WHAT THE EXERCISE ASKS: Set down the material exactly as given, please, from its first line through the line that includes "below=0pt of phish-t]".

DATASET EXCERPT:

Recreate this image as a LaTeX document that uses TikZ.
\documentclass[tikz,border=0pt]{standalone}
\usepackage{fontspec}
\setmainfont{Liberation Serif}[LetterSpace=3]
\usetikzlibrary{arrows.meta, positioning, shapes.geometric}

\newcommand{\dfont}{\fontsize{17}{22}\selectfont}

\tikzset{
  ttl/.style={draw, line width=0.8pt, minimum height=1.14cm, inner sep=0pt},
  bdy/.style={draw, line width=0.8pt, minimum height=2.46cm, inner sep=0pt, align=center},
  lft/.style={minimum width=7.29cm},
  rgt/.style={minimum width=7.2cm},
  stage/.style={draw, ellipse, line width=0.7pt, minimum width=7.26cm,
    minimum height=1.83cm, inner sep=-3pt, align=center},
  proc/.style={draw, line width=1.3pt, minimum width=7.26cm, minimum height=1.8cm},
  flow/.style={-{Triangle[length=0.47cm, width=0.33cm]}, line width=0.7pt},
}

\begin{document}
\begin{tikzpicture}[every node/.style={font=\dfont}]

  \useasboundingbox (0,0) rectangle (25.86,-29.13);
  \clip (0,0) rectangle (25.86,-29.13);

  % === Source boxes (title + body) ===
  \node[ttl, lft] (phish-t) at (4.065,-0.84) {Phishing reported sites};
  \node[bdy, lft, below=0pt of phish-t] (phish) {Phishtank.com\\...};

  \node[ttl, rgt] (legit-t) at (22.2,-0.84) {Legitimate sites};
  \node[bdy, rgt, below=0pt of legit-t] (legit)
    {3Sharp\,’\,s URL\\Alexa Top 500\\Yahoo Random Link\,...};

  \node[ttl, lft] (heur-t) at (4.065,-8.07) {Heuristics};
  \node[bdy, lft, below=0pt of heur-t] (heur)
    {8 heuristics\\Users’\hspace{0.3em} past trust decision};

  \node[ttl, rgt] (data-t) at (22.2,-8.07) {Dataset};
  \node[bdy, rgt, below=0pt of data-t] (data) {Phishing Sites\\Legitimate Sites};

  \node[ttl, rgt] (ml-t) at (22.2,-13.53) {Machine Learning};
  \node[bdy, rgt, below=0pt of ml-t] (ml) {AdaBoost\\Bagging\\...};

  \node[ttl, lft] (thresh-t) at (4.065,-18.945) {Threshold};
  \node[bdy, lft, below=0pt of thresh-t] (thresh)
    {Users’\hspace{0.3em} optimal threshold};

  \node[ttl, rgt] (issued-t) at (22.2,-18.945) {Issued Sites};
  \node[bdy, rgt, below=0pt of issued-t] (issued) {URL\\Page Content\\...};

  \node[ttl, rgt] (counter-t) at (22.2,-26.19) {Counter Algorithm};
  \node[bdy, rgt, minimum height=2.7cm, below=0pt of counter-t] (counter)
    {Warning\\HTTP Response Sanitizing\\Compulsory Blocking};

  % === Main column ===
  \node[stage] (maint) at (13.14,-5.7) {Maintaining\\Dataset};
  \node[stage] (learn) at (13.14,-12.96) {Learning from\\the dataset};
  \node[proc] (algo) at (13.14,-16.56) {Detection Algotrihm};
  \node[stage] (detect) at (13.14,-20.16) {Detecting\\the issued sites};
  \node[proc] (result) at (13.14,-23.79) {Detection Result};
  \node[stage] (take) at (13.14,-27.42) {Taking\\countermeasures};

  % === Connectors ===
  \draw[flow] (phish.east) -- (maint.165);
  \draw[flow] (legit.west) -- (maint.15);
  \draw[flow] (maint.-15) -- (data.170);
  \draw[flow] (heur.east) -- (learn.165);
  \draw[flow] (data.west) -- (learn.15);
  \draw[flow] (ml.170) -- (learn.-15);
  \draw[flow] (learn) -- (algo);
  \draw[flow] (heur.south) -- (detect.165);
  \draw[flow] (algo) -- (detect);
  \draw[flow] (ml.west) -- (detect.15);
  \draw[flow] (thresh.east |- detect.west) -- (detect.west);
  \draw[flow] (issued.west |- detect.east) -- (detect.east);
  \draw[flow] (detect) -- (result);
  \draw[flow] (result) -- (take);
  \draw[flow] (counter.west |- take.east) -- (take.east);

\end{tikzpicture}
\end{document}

RIGHT ANSWER:
Recreate this image as a LaTeX document that uses TikZ.
\documentclass[tikz,border=0pt]{standalone}
\usepackage{fontspec}
\setmainfont{Liberation Serif}[LetterSpace=3]
\usetikzlibrary{arrows.meta, positioning, shapes.geometric}

\newcommand{\dfont}{\fontsize{17}{22}\selectfont}

\tikzset{
  ttl/.style={draw, line width=0.8pt, minimum height=1.14cm, inner sep=0pt},
  bdy/.style={draw, line width=0.8pt, minimum height=2.46cm, inner sep=0pt, align=center},
  lft/.style={minimum width=7.29cm},
  rgt/.style={minimum width=7.2cm},
  stage/.style={draw, ellipse, line width=0.7pt, minimum width=7.26cm,
    minimum height=1.83cm, inner sep=-3pt, align=center},
  proc/.style={draw, line width=1.3pt, minimum width=7.26cm, minimum height=1.8cm},
  flow/.style={-{Triangle[length=0.47cm, width=0.33cm]}, line width=0.7pt},
}

\begin{document}
\begin{tikzpicture}[every node/.style={font=\dfont}]

  \useasboundingbox (0,0) rectangle (25.86,-29.13);
  \clip (0,0) rectangle (25.86,-29.13);

  % === Source boxes (title + body) ===
  \node[ttl, lft] (phish-t) at (4.065,-0.84) {Phishing reported sites};
  \node[bdy, lft, below=0pt of phish-t] (phish) {Phishtank.com\\...};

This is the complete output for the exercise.